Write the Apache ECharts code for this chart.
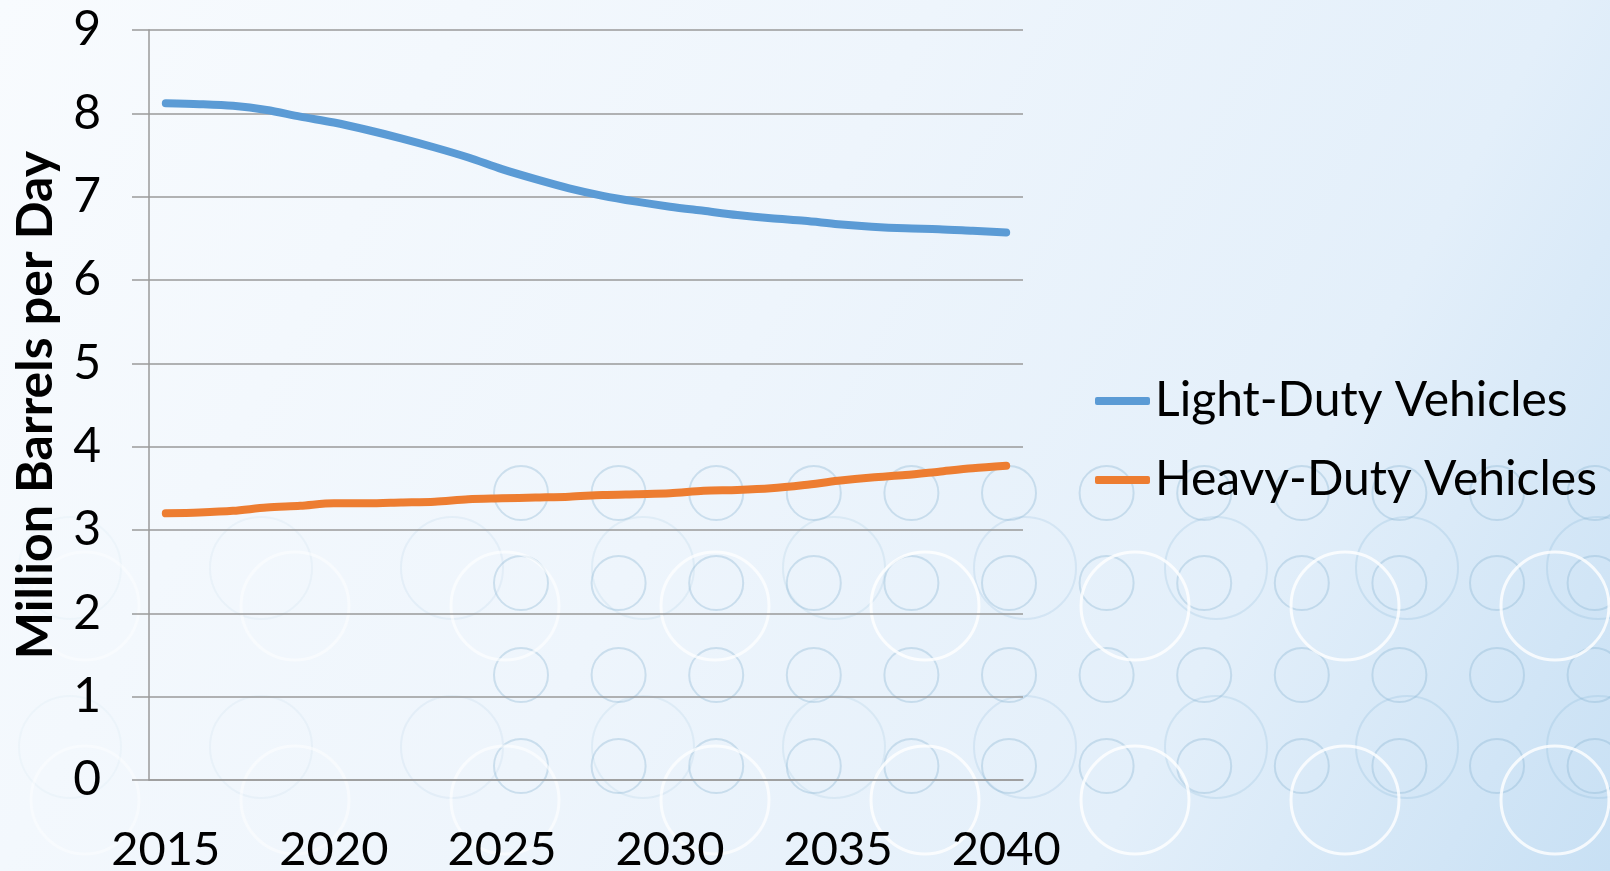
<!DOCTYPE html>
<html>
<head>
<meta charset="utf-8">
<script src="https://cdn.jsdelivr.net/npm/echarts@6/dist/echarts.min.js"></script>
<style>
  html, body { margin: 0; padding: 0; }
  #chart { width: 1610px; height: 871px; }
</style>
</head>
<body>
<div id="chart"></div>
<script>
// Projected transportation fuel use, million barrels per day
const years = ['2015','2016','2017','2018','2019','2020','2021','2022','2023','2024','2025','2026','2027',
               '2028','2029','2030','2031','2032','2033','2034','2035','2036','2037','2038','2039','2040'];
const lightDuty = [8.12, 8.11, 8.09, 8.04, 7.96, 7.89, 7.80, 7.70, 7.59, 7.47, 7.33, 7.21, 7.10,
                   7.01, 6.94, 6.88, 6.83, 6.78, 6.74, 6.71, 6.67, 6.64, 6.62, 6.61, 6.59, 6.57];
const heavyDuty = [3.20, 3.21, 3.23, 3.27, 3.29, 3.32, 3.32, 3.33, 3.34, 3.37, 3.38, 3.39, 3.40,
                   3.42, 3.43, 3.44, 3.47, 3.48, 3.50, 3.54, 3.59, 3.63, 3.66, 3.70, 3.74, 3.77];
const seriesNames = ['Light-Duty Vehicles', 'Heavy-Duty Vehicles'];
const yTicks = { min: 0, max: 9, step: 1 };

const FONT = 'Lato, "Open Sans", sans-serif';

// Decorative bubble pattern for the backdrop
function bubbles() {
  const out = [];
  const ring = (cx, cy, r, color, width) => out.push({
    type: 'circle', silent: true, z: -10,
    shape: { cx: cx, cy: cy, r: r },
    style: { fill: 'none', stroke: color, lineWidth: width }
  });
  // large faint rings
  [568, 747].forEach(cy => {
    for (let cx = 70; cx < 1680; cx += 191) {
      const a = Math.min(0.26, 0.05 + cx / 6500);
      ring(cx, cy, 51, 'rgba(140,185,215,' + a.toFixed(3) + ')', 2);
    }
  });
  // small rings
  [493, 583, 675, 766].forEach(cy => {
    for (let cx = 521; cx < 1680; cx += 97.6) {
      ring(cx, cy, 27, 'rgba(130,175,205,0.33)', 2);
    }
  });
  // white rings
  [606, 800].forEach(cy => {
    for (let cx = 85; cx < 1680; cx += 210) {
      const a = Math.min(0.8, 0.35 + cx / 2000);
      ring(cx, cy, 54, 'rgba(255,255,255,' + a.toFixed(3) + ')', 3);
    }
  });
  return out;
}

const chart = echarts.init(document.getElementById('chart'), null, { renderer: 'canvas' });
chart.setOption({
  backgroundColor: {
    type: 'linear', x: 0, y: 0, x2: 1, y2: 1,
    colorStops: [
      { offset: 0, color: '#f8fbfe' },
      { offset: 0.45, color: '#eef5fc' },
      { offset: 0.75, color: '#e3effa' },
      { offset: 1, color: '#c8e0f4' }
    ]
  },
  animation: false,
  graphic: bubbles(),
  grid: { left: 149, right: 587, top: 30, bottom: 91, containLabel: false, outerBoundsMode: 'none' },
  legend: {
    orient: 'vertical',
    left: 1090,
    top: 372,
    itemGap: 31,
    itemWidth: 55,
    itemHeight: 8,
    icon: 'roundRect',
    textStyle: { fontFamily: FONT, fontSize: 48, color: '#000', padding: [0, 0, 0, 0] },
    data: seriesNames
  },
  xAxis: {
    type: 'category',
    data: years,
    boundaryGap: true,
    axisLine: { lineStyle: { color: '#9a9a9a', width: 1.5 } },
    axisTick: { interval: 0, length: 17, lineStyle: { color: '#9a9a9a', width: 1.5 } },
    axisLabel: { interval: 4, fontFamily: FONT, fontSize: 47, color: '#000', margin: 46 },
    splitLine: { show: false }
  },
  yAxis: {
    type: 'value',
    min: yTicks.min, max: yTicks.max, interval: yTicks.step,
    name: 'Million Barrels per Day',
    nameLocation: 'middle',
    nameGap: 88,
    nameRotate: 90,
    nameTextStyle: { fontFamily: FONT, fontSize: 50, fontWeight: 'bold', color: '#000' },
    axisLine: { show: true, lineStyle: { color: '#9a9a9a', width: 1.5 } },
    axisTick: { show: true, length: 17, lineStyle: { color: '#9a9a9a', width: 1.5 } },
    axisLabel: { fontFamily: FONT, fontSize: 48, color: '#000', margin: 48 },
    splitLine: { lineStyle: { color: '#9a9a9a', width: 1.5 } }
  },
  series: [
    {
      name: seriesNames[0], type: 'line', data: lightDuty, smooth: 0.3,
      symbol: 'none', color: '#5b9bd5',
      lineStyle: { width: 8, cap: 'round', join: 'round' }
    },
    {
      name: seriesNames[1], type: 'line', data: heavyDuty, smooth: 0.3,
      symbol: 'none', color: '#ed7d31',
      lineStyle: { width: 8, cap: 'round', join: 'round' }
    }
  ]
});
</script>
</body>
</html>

**EXERCISE OBJECTIVE**
Output the material word for word, omitting its pictures.

**THE COMPLETED TASK**
Write the Apache ECharts code for this chart.
<!DOCTYPE html>
<html>
<head>
<meta charset="utf-8">
<script src="https://cdn.jsdelivr.net/npm/echarts@6/dist/echarts.min.js"></script>
<style>
  html, body { margin: 0; padding: 0; }
  #chart { width: 1610px; height: 871px; }
</style>
</head>
<body>
<div id="chart"></div>
<script>
// Projected transportation fuel use, million barrels per day
const years = ['2015','2016','2017','2018','2019','2020','2021','2022','2023','2024','2025','2026','2027',
               '2028','2029','2030','2031','2032','2033','2034','2035','2036','2037','2038','2039','2040'];
const lightDuty = [8.12, 8.11, 8.09, 8.04, 7.96, 7.89, 7.80, 7.70, 7.59, 7.47, 7.33, 7.21, 7.10,
                   7.01, 6.94, 6.88, 6.83, 6.78, 6.74, 6.71, 6.67, 6.64, 6.62, 6.61, 6.59, 6.57];
const heavyDuty = [3.20, 3.21, 3.23, 3.27, 3.29, 3.32, 3.32, 3.33, 3.34, 3.37, 3.38, 3.39, 3.40,
                   3.42, 3.43, 3.44, 3.47, 3.48, 3.50, 3.54, 3.59, 3.63, 3.66, 3.70, 3.74, 3.77];
const seriesNames = ['Light-Duty Vehicles', 'Heavy-Duty Vehicles'];
const yTicks = { min: 0, max: 9, step: 1 };

const FONT = 'Lato, "Open Sans", sans-serif';

// Decorative bubble pattern for the backdrop
function bubbles() {
  const out = [];
  const ring = (cx, cy, r, color, width) => out.push({
    type: 'circle', silent: true, z: -10,
    shape: { cx: cx, cy: cy, r: r },
    style: { fill: 'none', stroke: color, lineWidth: width }
  });
  // large faint rings
  [568, 747].forEach(cy => {
    for (let cx = 70; cx < 1680; cx += 191) {
      const a = Math.min(0.26, 0.05 + cx / 6500);
      ring(cx, cy, 51, 'rgba(140,185,215,' + a.toFixed(3) + ')', 2);
    }
  });
  // small rings
  [493, 583, 675, 766].forEach(cy => {
    for (let cx = 521; cx < 1680; cx += 97.6) {
      ring(cx, cy, 27, 'rgba(130,175,205,0.33)', 2);
    }
  });
  // white rings
  [606, 800].forEach(cy => {
    for (let cx = 85; cx < 1680; cx += 210) {
      const a = Math.min(0.8, 0.35 + cx / 2000);
      ring(cx, cy, 54, 'rgba(255,255,255,' + a.toFixed(3) + ')', 3);
    }
  });
  return out;
}

const chart = echarts.init(document.getElementById('chart'), null, { renderer: 'canvas' });
chart.setOption({
  backgroundColor: {
    type: 'linear', x: 0, y: 0, x2: 1, y2: 1,
    colorStops: [
      { offset: 0, color: '#f8fbfe' },
      { offset: 0.45, color: '#eef5fc' },
      { offset: 0.75, color: '#e3effa' },
      { offset: 1, color: '#c8e0f4' }
    ]
  },
  animation: false,
  graphic: bubbles(),
  grid: { left: 149, right: 587, top: 30, bottom: 91, containLabel: false, outerBoundsMode: 'none' },
  legend: {
    orient: 'vertical',
    left: 1090,
    top: 372,
    itemGap: 31,
    itemWidth: 55,
    itemHeight: 8,
    icon: 'roundRect',
    textStyle: { fontFamily: FONT, fontSize: 48, color: '#000', padding: [0, 0, 0, 0] },
    data: seriesNames
  },
  xAxis: {
    type: 'category',
    data: years,
    boundaryGap: true,
    axisLine: { lineStyle: { color: '#9a9a9a', width: 1.5 } },
    axisTick: { interval: 0, length: 17, lineStyle: { color: '#9a9a9a', width: 1.5 } },
    axisLabel: { interval: 4, fontFamily: FONT, fontSize: 47, color: '#000', margin: 46 },
    splitLine: { show: false }
  },
  yAxis: {
    type: 'value',
    min: yTicks.min, max: yTicks.max, interval: yTicks.step,
    name: 'Million Barrels per Day',
    nameLocation: 'middle',
    nameGap: 88,
    nameRotate: 90,
    nameTextStyle: { fontFamily: FONT, fontSize: 50, fontWeight: 'bold', color: '#000' },
    axisLine: { show: true, lineStyle: { color: '#9a9a9a', width: 1.5 } },
    axisTick: { show: true, length: 17, lineStyle: { color: '#9a9a9a', width: 1.5 } },
    axisLabel: { fontFamily: FONT, fontSize: 48, color: '#000', margin: 48 },
    splitLine: { lineStyle: { color: '#9a9a9a', width: 1.5 } }
  },
  series: [
    {
      name: seriesNames[0], type: 'line', data: lightDuty, smooth: 0.3,
      symbol: 'none', color: '#5b9bd5',
      lineStyle: { width: 8, cap: 'round', join: 'round' }
    },
    {
      name: seriesNames[1], type: 'line', data: heavyDuty, smooth: 0.3,
      symbol: 'none', color: '#ed7d31',
      lineStyle: { width: 8, cap: 'round', join: 'round' }
    }
  ]
});
</script>
</body>
</html>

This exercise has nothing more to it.